Declaration of conflicting interests: The author(s) declared no potential conflicts of interest with respect to the research, authorship, and/or publication of this article.

Figures

Figure 1.
Figure 1.
Shared clinical features of systemic sclerosis and COVD-19. There are shared clinical features between systemic sclerosis and COVID-19, including mixed patterns of parenchymal and vascular lung disease, myocardial abnormalities with inflammation and systemic peripheral vasculopathy as evidenced by lesions of the toes, in this case with perniosis (so-called ‘Covid toe’).
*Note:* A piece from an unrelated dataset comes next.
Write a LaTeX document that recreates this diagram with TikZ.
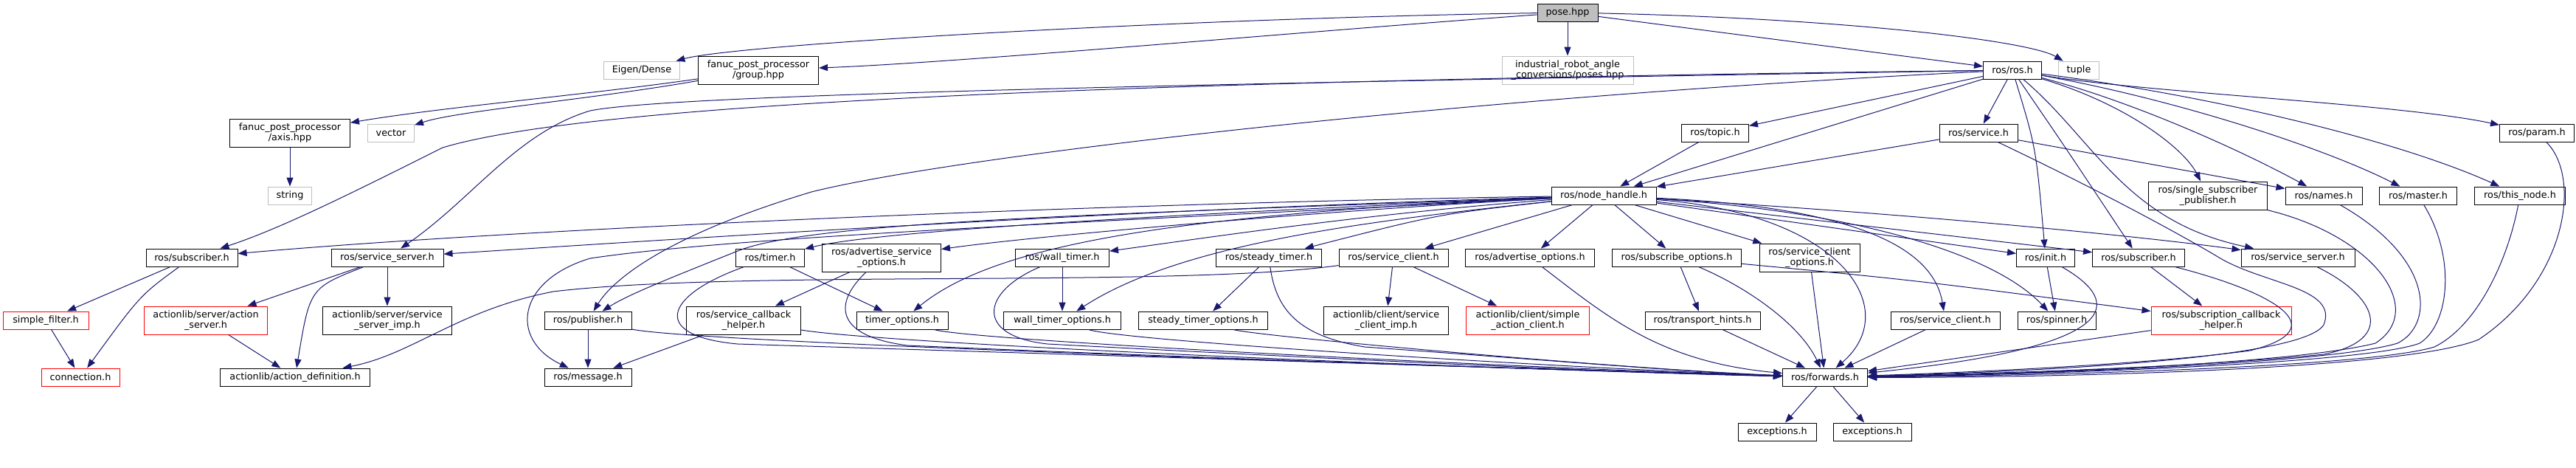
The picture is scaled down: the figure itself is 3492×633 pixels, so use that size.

All clinical images are from patients with COVID-19.
Figure 2.
Figure 2.
Conceptual framework for aetiopathogenesis of systemic sclerosis and COVID-19: The development of clinical disease depends upon three factors. Susceptibility of the individual, the appropriate environmental trigger or series of triggers that lead to disease and random chance that determines whether the trigger meets the host at an appropriate time to cause disease. (a) For COVID-19 clearly the trigger is SARS-CoV-2 the trigger, but a multitude of host factors determine the timing, dose, and pattern of exposure. Host factors are highly likely to be the major determinant of disease phenotype and clinical outcome. (b) Analogy can be drawn with a complex chronic disease like systemic sclerosis. Here multiple triggers over time are likely to be required and lead to progression from pre-disease state to established diagnosis. Host factors are also likely to be major determinants of disease phenotype, severity, and outcome. It is possible that immunogenomic factors determining susceptibility to tissue damage and poor outcome are shared between the autoimmune landscape of SSc and the virally triggered immuno-inflammation of COVID-19.